Experience of referral service
Two of the included articles reported on two aspects of the experience of referral service [44, 47]. These aspects are human resource for health and satisfaction with facility, commodities and cost. None of the articles included in this review provided insights into cognition and emotional support aspects of referral that formed part of the conceptual framework.
Human resource for health
In a study from Tanzania, some women in a primary health facility indicated that doctors were not readily available to check their progress and then refer them to the facility where EmOC can be provided if necessary [44]. One woman narrated her story:
“When we got to the dispensary nurses told me to wait. At 8 pm labour pains became intense, I started pushing but the baby could not come out, and the doctor was not around. Next day I continued pushing the whole day again until at around 8 pm when the doctor came…” (Divorced, aged 33, MboriDodoma), [44].
The poor attitude of nurses was reported by some women.
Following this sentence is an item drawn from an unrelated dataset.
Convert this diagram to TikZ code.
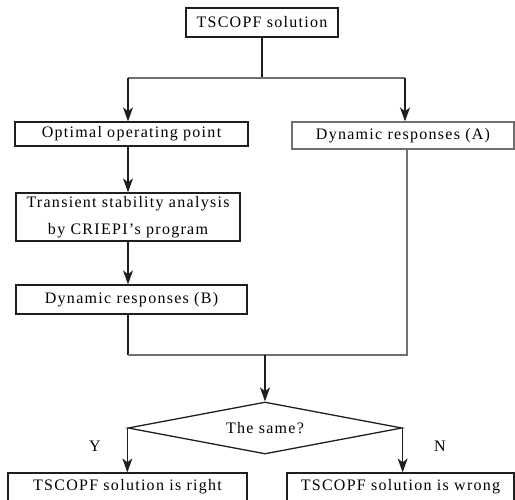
\documentclass[tikz,border=0pt]{standalone}
\usepackage{fontspec}
\setmainfont{Liberation Serif}[LetterSpace=8]
\usepackage{tikz}
\usetikzlibrary{arrows.meta,positioning,calc,shapes.geometric}
\definecolor{lineblack}{HTML}{1E1E1E}
\definecolor{linegray}{HTML}{707070}

\begin{document}
\begin{tikzpicture}[x=1pt,y=-1pt,>={Stealth[length=14pt,width=10pt,inset=4pt]},
    box/.style={draw=lineblack,line width=1.3pt,inner sep=0pt,align=center,
        font=\fontsize{16}{27}\selectfont},
    conn/.style={lineblack,line width=1.2pt},
    lbl/.style={font=\fontsize{16}{20}\selectfont}]
\useasboundingbox (0,0) rectangle (515,499);
\clip (0,0) rectangle (515,499);
\node[box,minimum width=152pt,minimum height=29pt] (sol) at (262,22.5) {TSCOPF solution};
\node[box,minimum width=233pt,minimum height=24pt] (opt) at (131.5,134) {Optimal operating point};
\node[box,draw=linegray,minimum width=222pt,minimum height=27pt] (dynA) at (403,135.5) {Dynamic responses (A)};
\node[box,minimum width=224pt,minimum height=48pt] (tsa) at (128,217) {Transient stability analysis\\ by CRIEPI's program};
\node[box,minimum width=231pt,minimum height=29pt] (dynB) at (131.5,299.5) {Dynamic responses (B)};
\node[box,diamond,aspect=5.27,minimum width=274pt,minimum height=52pt] (same) at (265,428) {The same?};
\node[box,minimum width=239pt,minimum height=28pt] (right) at (127.5,487) {TSCOPF solution is right};
\node[box,minimum width=227pt,minimum height=28pt] (wrong) at (400.5,487) {TSCOPF solution is wrong};
\node[lbl] (yes) at (95,446) {Y};
\node[lbl] (no) at (440,446) {N};
\coordinate (split) at (sol.south |- 0,78);
\coordinate (splitL) at (128,78);
\coordinate (splitR) at (405,78);
\coordinate (joinL) at (128,355);
\coordinate (joinR) at (407,355);
\coordinate (joinM) at (same.north |- joinL);
\draw[conn] (sol.south) -- (split);
\draw[conn,linegray] (splitL) -- (splitR);
\draw[conn,->] (splitL) -- (splitL |- opt.north);
\draw[conn,->] (splitR) -- (splitR |- dynA.north);
\draw[conn,->] (splitL |- opt.south) -- (tsa.north);
\draw[conn,->] (tsa.south) -- (tsa.south |- dynB.north);
\draw[conn] (joinL |- dynB.south) -- (joinL);
\draw[conn,linegray] (joinR |- dynA.south) -- (joinR) -- (joinL);
\draw[conn,->] (joinM) -- (same.north);
\draw[conn,->] (same.west) -- (same.west |- right.north);
\draw[conn,->] (same.east) -- (same.east |- wrong.north);
\end{tikzpicture}
\end{document}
In Accra Ghana, just over 10 percent (N= 390) of women at three health facilities (two health centres and one polyclinic) indicated that poor attitude of nurses was a source constraint to referral [47]. However, the specific attitudes were not disclosed by the study.
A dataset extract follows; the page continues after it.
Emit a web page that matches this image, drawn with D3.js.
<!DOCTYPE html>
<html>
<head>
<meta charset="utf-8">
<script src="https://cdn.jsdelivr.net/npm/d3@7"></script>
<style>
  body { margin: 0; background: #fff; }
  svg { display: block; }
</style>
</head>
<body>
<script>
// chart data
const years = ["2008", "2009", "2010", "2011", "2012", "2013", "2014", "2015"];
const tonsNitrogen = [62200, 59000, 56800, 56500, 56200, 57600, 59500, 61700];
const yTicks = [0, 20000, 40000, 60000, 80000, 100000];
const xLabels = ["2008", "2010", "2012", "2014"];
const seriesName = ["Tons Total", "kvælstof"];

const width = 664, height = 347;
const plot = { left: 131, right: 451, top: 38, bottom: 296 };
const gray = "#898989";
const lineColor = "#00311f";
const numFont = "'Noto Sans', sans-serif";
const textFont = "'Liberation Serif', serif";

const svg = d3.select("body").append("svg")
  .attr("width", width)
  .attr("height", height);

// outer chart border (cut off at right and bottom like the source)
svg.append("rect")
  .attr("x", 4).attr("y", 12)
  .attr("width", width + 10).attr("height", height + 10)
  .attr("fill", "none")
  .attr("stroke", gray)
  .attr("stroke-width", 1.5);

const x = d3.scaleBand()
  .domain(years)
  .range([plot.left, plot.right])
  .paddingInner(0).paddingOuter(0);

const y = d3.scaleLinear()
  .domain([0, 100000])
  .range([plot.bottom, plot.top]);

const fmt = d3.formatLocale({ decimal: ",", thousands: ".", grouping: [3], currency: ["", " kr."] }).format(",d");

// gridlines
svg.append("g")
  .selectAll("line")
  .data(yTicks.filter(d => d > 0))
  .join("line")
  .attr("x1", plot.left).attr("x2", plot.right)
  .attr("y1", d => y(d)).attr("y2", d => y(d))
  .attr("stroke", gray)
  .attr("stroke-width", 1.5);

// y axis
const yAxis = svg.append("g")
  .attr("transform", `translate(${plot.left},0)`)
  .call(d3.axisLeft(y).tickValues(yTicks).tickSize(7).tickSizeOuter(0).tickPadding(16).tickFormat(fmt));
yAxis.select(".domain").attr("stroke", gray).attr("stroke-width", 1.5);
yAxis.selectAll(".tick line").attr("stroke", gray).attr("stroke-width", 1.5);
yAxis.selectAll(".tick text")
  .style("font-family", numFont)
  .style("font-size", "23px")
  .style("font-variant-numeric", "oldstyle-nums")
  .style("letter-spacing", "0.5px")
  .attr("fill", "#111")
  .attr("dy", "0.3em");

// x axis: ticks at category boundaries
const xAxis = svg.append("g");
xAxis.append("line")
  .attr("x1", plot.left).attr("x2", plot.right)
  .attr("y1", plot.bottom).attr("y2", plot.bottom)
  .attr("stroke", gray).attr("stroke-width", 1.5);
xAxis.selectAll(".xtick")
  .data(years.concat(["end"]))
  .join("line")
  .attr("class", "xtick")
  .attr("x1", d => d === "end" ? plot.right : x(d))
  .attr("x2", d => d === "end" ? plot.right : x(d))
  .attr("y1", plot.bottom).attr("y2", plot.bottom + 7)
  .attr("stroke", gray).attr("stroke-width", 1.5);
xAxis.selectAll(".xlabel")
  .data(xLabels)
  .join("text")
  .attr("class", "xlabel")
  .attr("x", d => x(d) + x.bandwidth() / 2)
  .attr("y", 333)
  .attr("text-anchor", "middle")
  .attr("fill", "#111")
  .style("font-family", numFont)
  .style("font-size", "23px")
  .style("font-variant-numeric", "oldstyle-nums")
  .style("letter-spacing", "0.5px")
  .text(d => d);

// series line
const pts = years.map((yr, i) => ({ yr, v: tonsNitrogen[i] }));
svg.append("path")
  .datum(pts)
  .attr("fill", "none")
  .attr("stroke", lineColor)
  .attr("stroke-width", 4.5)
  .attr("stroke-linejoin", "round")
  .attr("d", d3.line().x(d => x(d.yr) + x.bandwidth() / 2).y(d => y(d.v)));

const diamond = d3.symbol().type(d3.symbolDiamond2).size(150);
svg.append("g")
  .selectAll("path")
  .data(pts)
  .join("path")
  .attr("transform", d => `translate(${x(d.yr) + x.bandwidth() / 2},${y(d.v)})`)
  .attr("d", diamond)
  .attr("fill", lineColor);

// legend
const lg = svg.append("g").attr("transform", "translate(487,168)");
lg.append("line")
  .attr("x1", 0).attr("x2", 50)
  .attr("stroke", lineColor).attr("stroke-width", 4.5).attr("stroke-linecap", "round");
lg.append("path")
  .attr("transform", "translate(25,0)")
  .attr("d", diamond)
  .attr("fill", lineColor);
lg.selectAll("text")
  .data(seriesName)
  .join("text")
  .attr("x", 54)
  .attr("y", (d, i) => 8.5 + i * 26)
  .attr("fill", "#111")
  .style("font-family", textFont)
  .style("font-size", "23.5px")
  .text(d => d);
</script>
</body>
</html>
Satisfaction with facility, commodities and cost
Only one study reported on the satisfaction women had for the services they received or should have received [47]. Sixteen of 390 women surveyed at three urban facilities that provide BEmOC and normal birth services were dissatisfied with the performance of the health facilities. Another 180 of 390 complained about the cost whilst three reported previous bad experiences as sources of dissatisfaction and constraint to referrals. Nwameme, Phillips [47] did not provide details regarding the specific aspects of the facility that affected their satisfaction.
Socio-cultural factors affecting women’s adherence to referral
While the framework did not include socio-cultural factors, these were identified as having an effect on a woman's referral to another facility for care. In the study by Afari, Hirschhorn [42], health care providers in Ghana reported that socio-cultural beliefs relating to fear of blood transfusion and fear of death at higher level facilities affected women’s desire to travel to the next level facility. Nuamah, Agyei-Baffour [33] report that 57% (N=720) of the women they surveyed at a CEmOC health facility in Ghana had to speak to their husbands before they were able to follow the advice of health professionals [33]. According to Mselle and Kohi [44], some women in rural Tanzania who were suffering from obstetric fistula indicated that the decision to travel to the next facility was made by their uncles, grandmothers, husbands and mothers-in-law.